## BEGIN COLLECTED MATERIAL

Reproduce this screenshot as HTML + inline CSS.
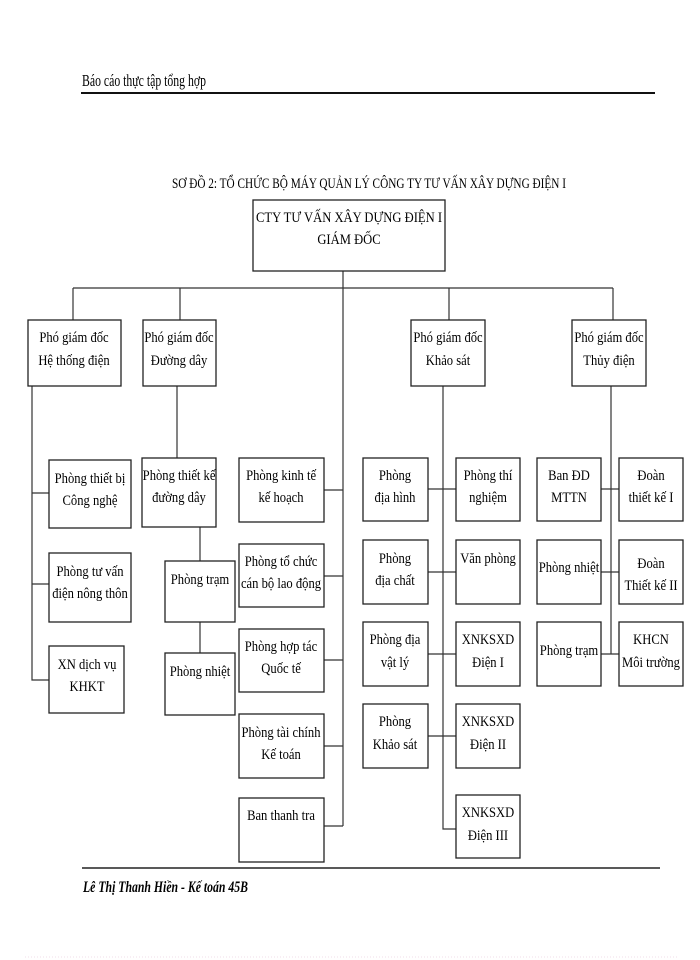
<!DOCTYPE html>
<html><head><meta charset="utf-8"><style>
html,body{margin:0;padding:0;background:#fff}
svg{display:block}
text{font-family:"Liberation Serif",serif;font-size:15px;fill:#000}
text.s{transform-box:fill-box;transform-origin:center;transform:scaleX(0.84)}
.b{fill:#fff;stroke:#222;stroke-width:1.3}
.l{stroke:#333;stroke-width:1.2;fill:none}
</style></head><body>
<svg width="700" height="960" viewBox="0 0 700 960" xmlns="http://www.w3.org/2000/svg">
<text x="82" y="86" style="font-size:17px" textLength="124" lengthAdjust="spacingAndGlyphs">Báo cáo thực tập tổng hợp</text>
<line x1="81" y1="93" x2="655" y2="93" stroke="#111" stroke-width="2"/>
<text x="172" y="188" style="font-size:15px" textLength="394" lengthAdjust="spacingAndGlyphs">SƠ ĐỒ 2: TỔ CHỨC BỘ MÁY QUẢN LÝ CÔNG TY TƯ VẤN XÂY DỰNG ĐIỆN I</text>

<g class="l">
<line x1="343" y1="271" x2="343" y2="826"/>
<line x1="73" y1="288" x2="613" y2="288"/>
<line x1="73" y1="288" x2="73" y2="320"/>
<line x1="180" y1="288" x2="180" y2="320"/>
<line x1="449" y1="288" x2="449" y2="320"/>
<line x1="613" y1="288" x2="613" y2="320"/>
<polyline points="32,386 32,680 49,680"/>
<line x1="32" y1="493" x2="49" y2="493"/>
<line x1="32" y1="584" x2="49" y2="584"/>
<line x1="177" y1="386" x2="177" y2="458"/>
<line x1="200" y1="527" x2="200" y2="561"/>
<line x1="200" y1="622" x2="200" y2="653"/>
<line x1="324" y1="490" x2="343" y2="490"/>
<line x1="324" y1="576" x2="343" y2="576"/>
<line x1="324" y1="660" x2="343" y2="660"/>
<line x1="324" y1="746" x2="343" y2="746"/>
<line x1="324" y1="826" x2="343" y2="826"/>
<polyline points="443,386 443,829 456,829"/>
<line x1="428" y1="489" x2="456" y2="489"/>
<line x1="428" y1="572" x2="456" y2="572"/>
<line x1="428" y1="654" x2="456" y2="654"/>
<line x1="428" y1="736" x2="456" y2="736"/>
<line x1="611" y1="386" x2="611" y2="654"/>
<line x1="601" y1="489" x2="619" y2="489"/>
<line x1="601" y1="572" x2="619" y2="572"/>
<line x1="601" y1="654" x2="619" y2="654"/>
</g>

<rect class="b" x="253" y="200" width="192" height="71"/>
<text class="s" x="349" y="222" text-anchor="middle">CTY TƯ VẤN XÂY DỰNG ĐIỆN I</text>
<text class="s" x="349" y="244" text-anchor="middle">GIÁM ĐỐC</text>

<rect class="b" x="28" y="320" width="93" height="66"/>
<text class="s" x="74" y="342" text-anchor="middle">Phó giám đốc</text><text class="s" x="74" y="365" text-anchor="middle">Hệ thống điện</text>
<rect class="b" x="143" y="320" width="73" height="66"/>
<text class="s" x="179" y="342" text-anchor="middle">Phó giám đốc</text><text class="s" x="179" y="365" text-anchor="middle">Đường dây</text>
<rect class="b" x="411" y="320" width="74" height="66"/>
<text class="s" x="448" y="342" text-anchor="middle">Phó giám đốc</text><text class="s" x="448" y="365" text-anchor="middle">Khảo sát</text>
<rect class="b" x="572" y="320" width="74" height="66"/>
<text class="s" x="609" y="342" text-anchor="middle">Phó giám đốc</text><text class="s" x="609" y="365" text-anchor="middle">Thủy điện</text>

<rect class="b" x="49" y="460" width="82" height="68"/>
<text class="s" x="90" y="483" text-anchor="middle">Phòng thiết bị</text><text class="s" x="90" y="505" text-anchor="middle">Công nghệ</text>
<rect class="b" x="49" y="553" width="82" height="69"/>
<text class="s" x="90" y="576" text-anchor="middle">Phòng tư vấn</text><text class="s" x="90" y="598" text-anchor="middle">điện nông thôn</text>
<rect class="b" x="49" y="646" width="75" height="67"/>
<text class="s" x="87" y="669" text-anchor="middle">XN dịch vụ</text><text class="s" x="87" y="691" text-anchor="middle">KHKT</text>

<rect class="b" x="142" y="458" width="74" height="69"/>
<text class="s" x="179" y="480" text-anchor="middle">Phòng thiết kế</text><text class="s" x="179" y="502" text-anchor="middle">đường dây</text>
<rect class="b" x="165" y="561" width="70" height="61"/>
<text class="s" x="200" y="584" text-anchor="middle">Phòng trạm</text>
<rect class="b" x="165" y="653" width="70" height="62"/>
<text class="s" x="200" y="676" text-anchor="middle">Phòng nhiệt</text>

<rect class="b" x="239" y="458" width="85" height="64"/>
<text class="s" x="281" y="480" text-anchor="middle">Phòng kinh tế</text><text class="s" x="281" y="502" text-anchor="middle">kế hoạch</text>
<rect class="b" x="239" y="544" width="85" height="63"/>
<text class="s" x="281" y="566" text-anchor="middle">Phòng tổ chức</text><text class="s" x="281" y="588" text-anchor="middle">cán bộ lao động</text>
<rect class="b" x="239" y="629" width="85" height="63"/>
<text class="s" x="281" y="651" text-anchor="middle">Phòng hợp tác</text><text class="s" x="281" y="673" text-anchor="middle">Quốc tế</text>
<rect class="b" x="239" y="714" width="85" height="64"/>
<text class="s" x="281" y="737" text-anchor="middle">Phòng tài chính</text><text class="s" x="281" y="759" text-anchor="middle">Kế toán</text>
<rect class="b" x="239" y="798" width="85" height="64"/>
<text class="s" x="281" y="820" text-anchor="middle">Ban thanh tra</text>

<rect class="b" x="363" y="458" width="65" height="63"/>
<text class="s" x="395" y="480" text-anchor="middle">Phòng</text><text class="s" x="395" y="502" text-anchor="middle">địa hình</text>
<rect class="b" x="363" y="540" width="65" height="64"/>
<text class="s" x="395" y="563" text-anchor="middle">Phòng</text><text class="s" x="395" y="585" text-anchor="middle">địa chất</text>
<rect class="b" x="363" y="622" width="65" height="64"/>
<text class="s" x="395" y="644" text-anchor="middle">Phòng địa</text><text class="s" x="395" y="667" text-anchor="middle">vật lý</text>
<rect class="b" x="363" y="704" width="65" height="64"/>
<text class="s" x="395" y="726" text-anchor="middle">Phòng</text><text class="s" x="395" y="749" text-anchor="middle">Khảo sát</text>

<rect class="b" x="456" y="458" width="64" height="63"/>
<text class="s" x="488" y="480" text-anchor="middle">Phòng thí</text><text class="s" x="488" y="502" text-anchor="middle">nghiệm</text>
<rect class="b" x="456" y="540" width="64" height="64"/>
<text class="s" x="488" y="563" text-anchor="middle">Văn phòng</text>
<rect class="b" x="456" y="622" width="64" height="64"/>
<text class="s" x="488" y="644" text-anchor="middle">XNKSXD</text><text class="s" x="488" y="667" text-anchor="middle">Điện I</text>
<rect class="b" x="456" y="704" width="64" height="64"/>
<text class="s" x="488" y="726" text-anchor="middle">XNKSXD</text><text class="s" x="488" y="749" text-anchor="middle">Điện II</text>
<rect class="b" x="456" y="795" width="64" height="63"/>
<text class="s" x="488" y="817" text-anchor="middle">XNKSXD</text><text class="s" x="488" y="840" text-anchor="middle">Điện III</text>

<rect class="b" x="537" y="458" width="64" height="63"/>
<text class="s" x="569" y="480" text-anchor="middle">Ban ĐD</text><text class="s" x="569" y="502" text-anchor="middle">MTTN</text>
<rect class="b" x="537" y="540" width="64" height="64"/>
<text class="s" x="569" y="572" text-anchor="middle">Phòng nhiệt</text>
<rect class="b" x="537" y="622" width="64" height="64"/>
<text class="s" x="569" y="655" text-anchor="middle">Phòng trạm</text>

<rect class="b" x="619" y="458" width="64" height="63"/>
<text class="s" x="651" y="480" text-anchor="middle">Đoàn</text><text class="s" x="651" y="502" text-anchor="middle">thiết kế I</text>
<rect class="b" x="619" y="540" width="64" height="64"/>
<text class="s" x="651" y="568" text-anchor="middle">Đoàn</text><text class="s" x="651" y="590" text-anchor="middle">Thiết kế II</text>
<rect class="b" x="619" y="622" width="64" height="64"/>
<text class="s" x="651" y="644" text-anchor="middle">KHCN</text><text class="s" x="651" y="667" text-anchor="middle">Môi trường</text>

<line x1="82" y1="868" x2="660" y2="868" stroke="#222" stroke-width="1.5"/>
<text x="83" y="892" style="font-size:16px;font-style:italic;font-weight:bold" textLength="165" lengthAdjust="spacingAndGlyphs">Lê Thị Thanh Hiền - Kế toán 45B</text>
<line x1="25" y1="957" x2="678" y2="957" stroke="#f0dde8" stroke-width="1" stroke-dasharray="1,2"/>
</svg>
</body></html>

## END COLLECTED MATERIAL

Please reproduce the listing exactly from its opening line through the line that contains "CÔNG TY TƯ VẤN XÂY DỰNG ĐIỆN I</text>", both included, with all pictures omitted.

ANSWER FOR THIS EXERCISE ->
Reproduce this screenshot as HTML + inline CSS.
<!DOCTYPE html>
<html><head><meta charset="utf-8"><style>
html,body{margin:0;padding:0;background:#fff}
svg{display:block}
text{font-family:"Liberation Serif",serif;font-size:15px;fill:#000}
text.s{transform-box:fill-box;transform-origin:center;transform:scaleX(0.84)}
.b{fill:#fff;stroke:#222;stroke-width:1.3}
.l{stroke:#333;stroke-width:1.2;fill:none}
</style></head><body>
<svg width="700" height="960" viewBox="0 0 700 960" xmlns="http://www.w3.org/2000/svg">
<text x="82" y="86" style="font-size:17px" textLength="124" lengthAdjust="spacingAndGlyphs">Báo cáo thực tập tổng hợp</text>
<line x1="81" y1="93" x2="655" y2="93" stroke="#111" stroke-width="2"/>
<text x="172" y="188" style="font-size:15px" textLength="394" lengthAdjust="spacingAndGlyphs">SƠ ĐỒ 2: TỔ CHỨC BỘ MÁY QUẢN LÝ CÔNG TY TƯ VẤN XÂY DỰNG ĐIỆN I</text>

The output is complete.